The underlying purpose of the story-telling that Person X has fewer burdens than me is to have a ready-made reason for why s/he has something and I don’t, an ignoble goal if ever there was one.  If you find yourself wanting to push back on this wisdom, now you know why your limbic system doesn’t want to let go of the Everyone Has It Easier Than Me story. 

How to overcome this (frequently wrong) story-spinning?  Every time you hear your mind coming to a conclusion about someone, especially after a short acquaintance, STOP.  Take two long, very slow, deep breaths and remind yourself that You Don’t Know A Damn Thing About This Person.  If you are in I Don’t Know territory, your mind is open to collecting additional information.  As soon as you have spun a story, you will interpret all new sensory information (what they say, do, twitch, etc.) through the filter of whether or not it fits in the story. 

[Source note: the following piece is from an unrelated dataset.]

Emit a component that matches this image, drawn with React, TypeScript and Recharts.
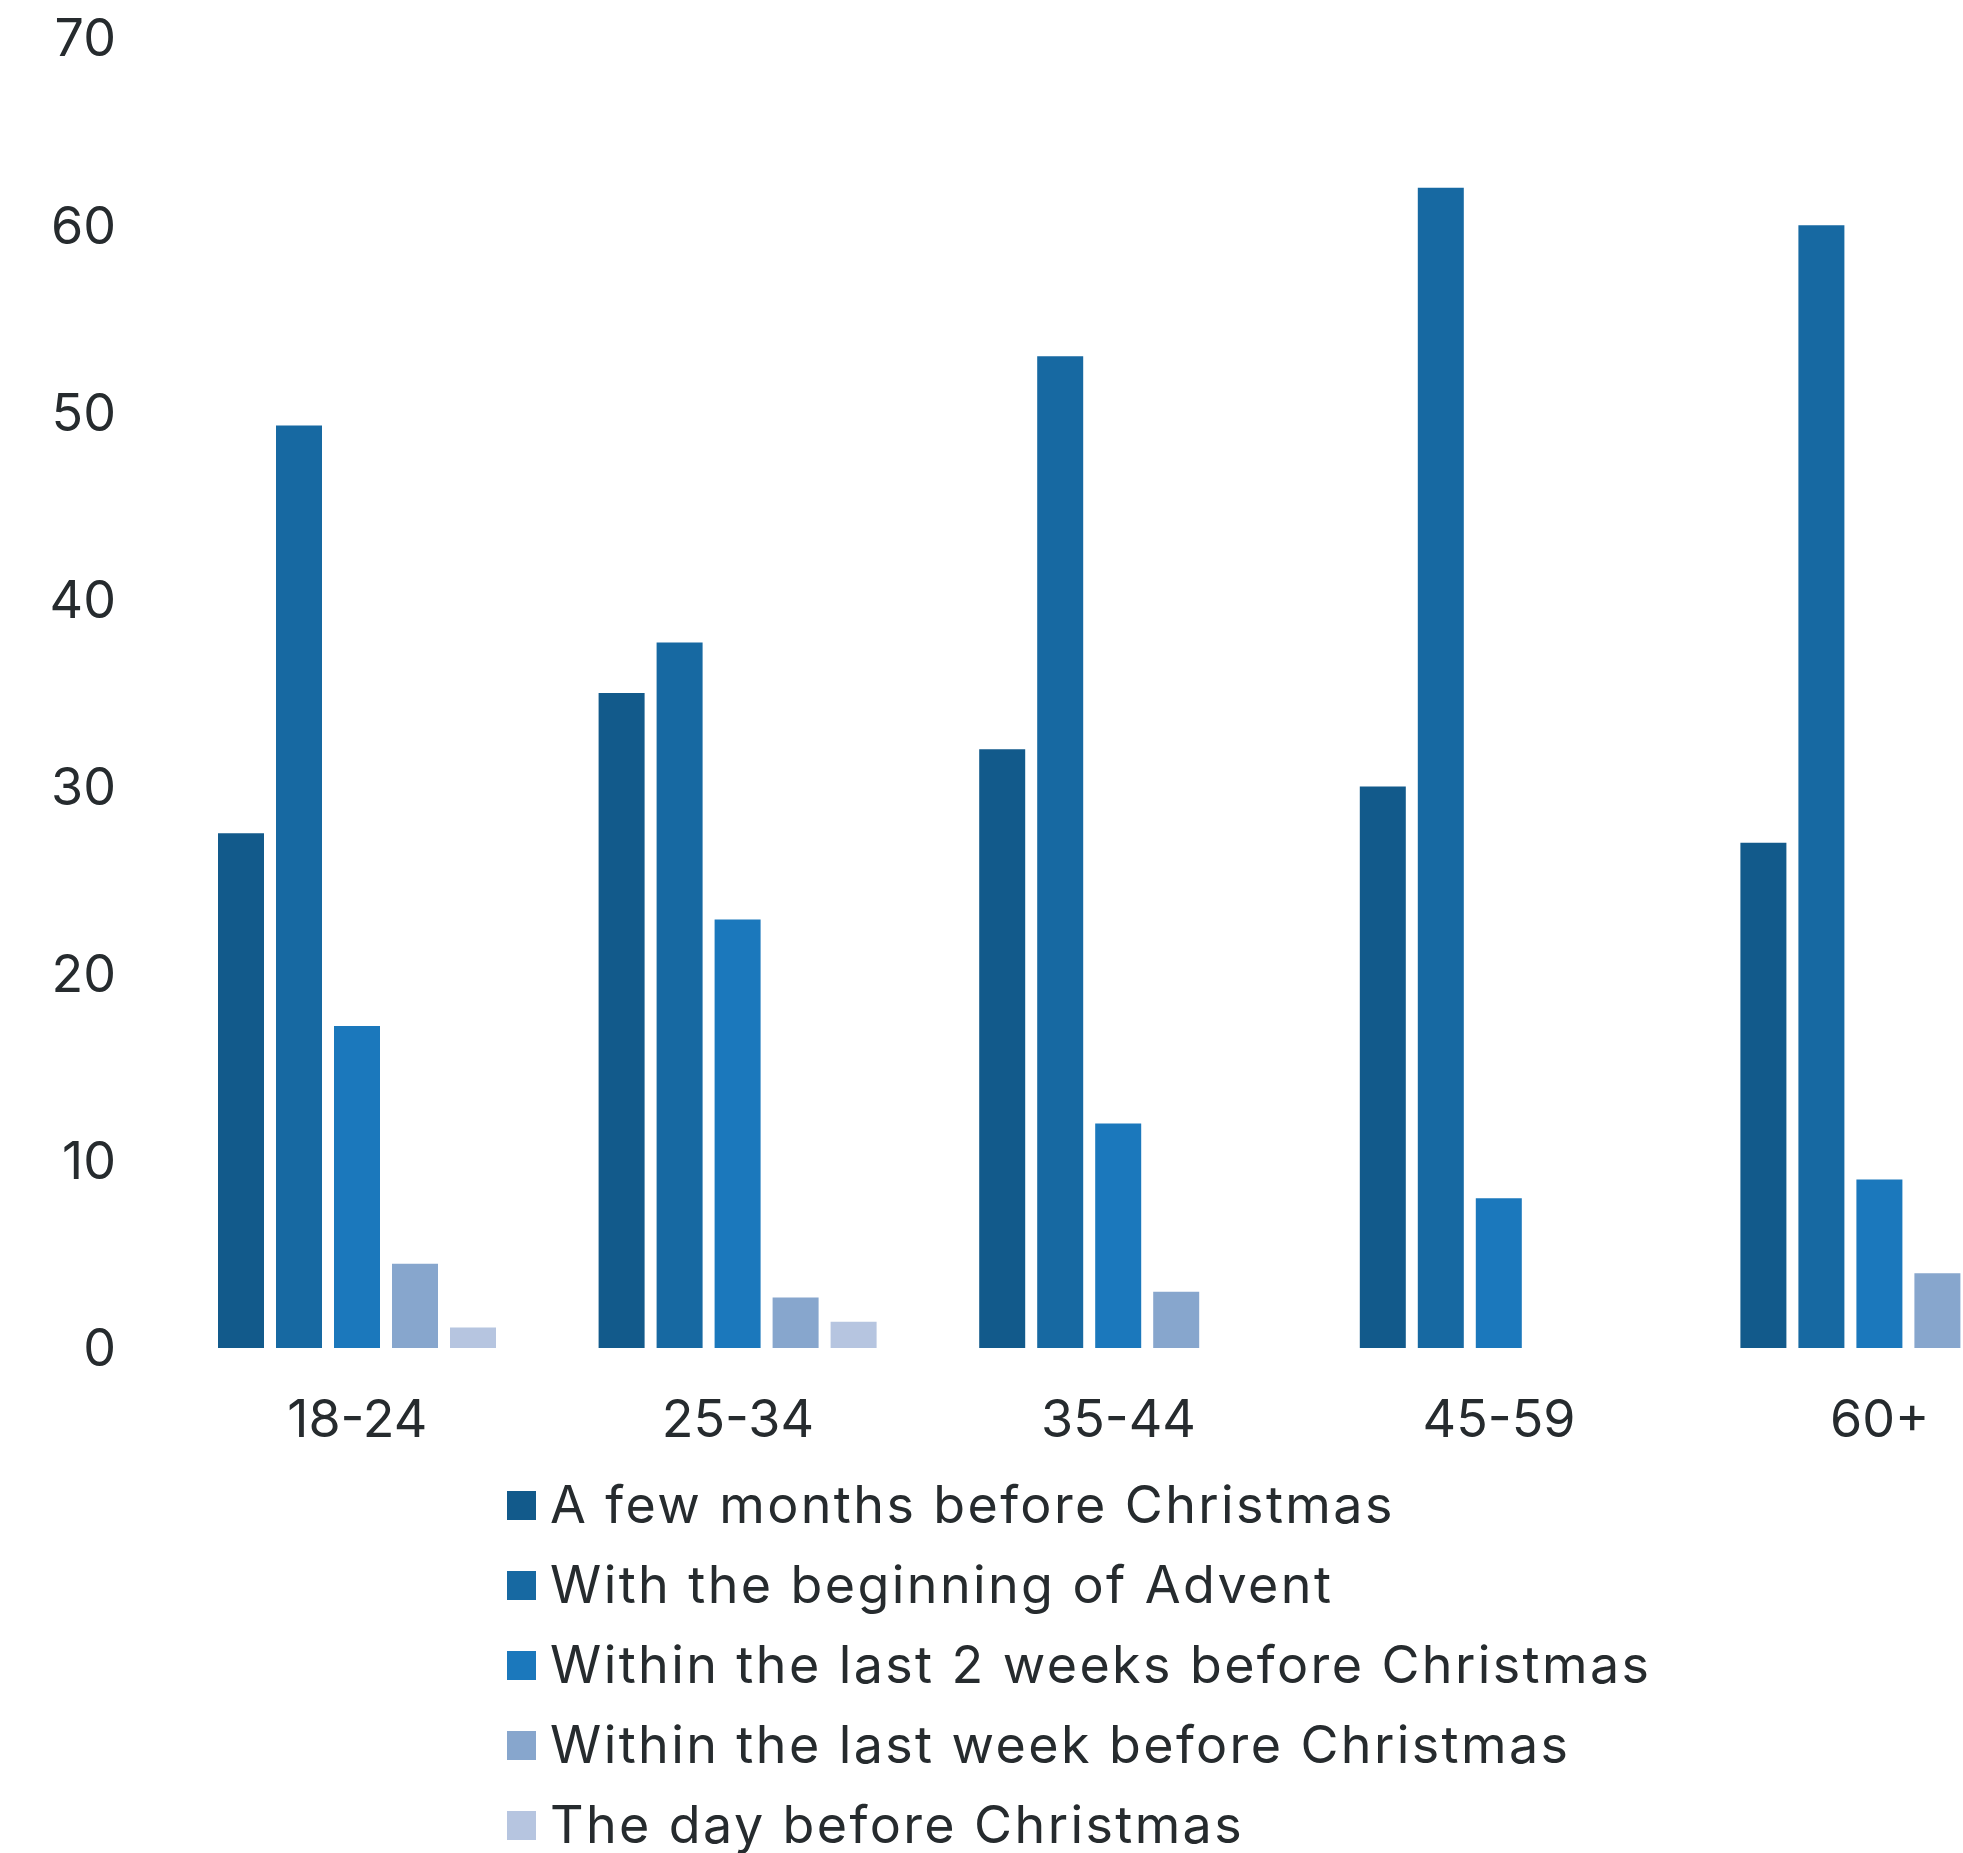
import React from 'react';
import { BarChart, Bar, XAxis, YAxis, Legend } from 'recharts';

const ageGroups = ['18-24', '25-34', '35-44', '45-59', '60+'];

const fewMonths = [27.5, 35, 32, 30, 27];
const adventStart = [49.3, 37.7, 53, 62, 60];
const lastTwoWeeks = [17.2, 22.9, 12, 8, 9];
const lastWeek = [4.5, 2.7, 3, 0, 4];
const dayBefore = [1.1, 1.4, 0, 0, 0];

const yTicks = [0, 10, 20, 30, 40, 50, 60, 70];

const series = [
    { key: 'fewMonths', name: 'A few months before Christmas', color: '#125a8b', values: fewMonths },
    { key: 'adventStart', name: 'With the beginning of Advent', color: '#1769a2', values: adventStart },
    { key: 'lastTwoWeeks', name: 'Within the last 2 weeks before Christmas', color: '#1b78bc', values: lastTwoWeeks },
    { key: 'lastWeek', name: 'Within the last week before Christmas', color: '#87a6cd', values: lastWeek },
    { key: 'dayBefore', name: 'The day before Christmas', color: '#b6c5e0', values: dayBefore },
];

const data = ageGroups.map((group, i) => {
    const row: Record<string, string | number> = { group };
    series.forEach((s) => { row[s.key] = s.values[i]; });
    return row;
});

const TEXT = '#262b2e';
const FONT = 'Inter, "Noto Sans", sans-serif';

const LegendList = () => (
    <div style={{ fontFamily: FONT }}>
        {series.map((s) => (
            <div key={s.key} style={{ display: 'flex', alignItems: 'center', height: 80 }}>
                <span style={{ width: 29, height: 29, background: s.color, marginRight: 14, flexShrink: 0 }} />
                <span style={{ fontSize: 52, letterSpacing: 2.4, color: TEXT, whiteSpace: 'nowrap', lineHeight: 1 }}>{s.name}</span>
            </div>
        ))}
    </div>
);

export default function App() {
    return (
        <div style={{ position: 'absolute', left: 0, top: 0, width: 1963, height: 1853, overflow: 'hidden', background: '#fff' }}>
            <BarChart
                width={2070}
                height={1853}
                data={data}
                margin={{ top: 38, right: 0, bottom: 405, left: 0 }}
                barSize={46}
                barGap={12}
                style={{ fontFamily: FONT }}
            >
                <XAxis
                    dataKey="group"
                    height={100}
                    tickLine={false}
                    axisLine={false}
                    tickMargin={46}
                    tick={{ fill: TEXT, fontSize: 52 }}
                    interval={0}
                />
                <YAxis
                    width={167}
                    domain={[0, 70]}
                    ticks={yTicks}
                    tickLine={false}
                    axisLine={false}
                    tickMargin={45}
                    tick={{ fill: TEXT, fontSize: 52 }}
                />
                <Legend
                    layout="horizontal"
                    verticalAlign="middle"
                    align="center"
                    content={() => <LegendList />}
                    wrapperStyle={{ left: 507, top: 1465, width: 'auto' }}
                />
                {series.map((s) => (
                    <Bar key={s.key} dataKey={s.key} name={s.name} fill={s.color} isAnimationActive={false} />
                ))}
            </BarChart>
        </div>
    );
}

The goal of this exercise is NOT to turn off your intuition – absolutely the contrary!  We just to the story that we can trust a person based on our limbic system liking the person’s welcoming smile and generous offer of home-baked cookies.  But sociopaths and garden-variety manipulators are very charming and “nice.”  You need to reserve your story-making/judgment until you have a lot more data.  Only a true sociopath can keep up the smokescreen forever.  The others will start to slip up.  If you are paying close attention, you’ll notice it and step out of range.  If you have your “S/he’s a great guy/gal” story/frame in place, you’re by definition no longer paying close attention. 

Acknowledging your own burdens – you are building a career or a business and want to be a good parent as well; you are battling asthma or ADD to get to your goals – allows you to generate goals that fit your physical and mental limits.  You won’t choose the same goal or timing as some outside entity thinks you should.  You know what you can realistically do and if you don’t, call me and we’ll figure it out in a coaching session.  You can walk from Panama City to Washington DC or from a Auschwitz to Hiroshima if you just keep putting one foot in front of another and don’t give up; my mom the dedicated peace activist did both, in her 60s.


For 2016, let me suggest this additional Resolution for your consideration:  slow down the creation of stories.  And when you hear yourself getting ready to conclude that another person has less burdens than you, remind yourself that you know all the secrets of your own soul and absolutely nothing about theirs.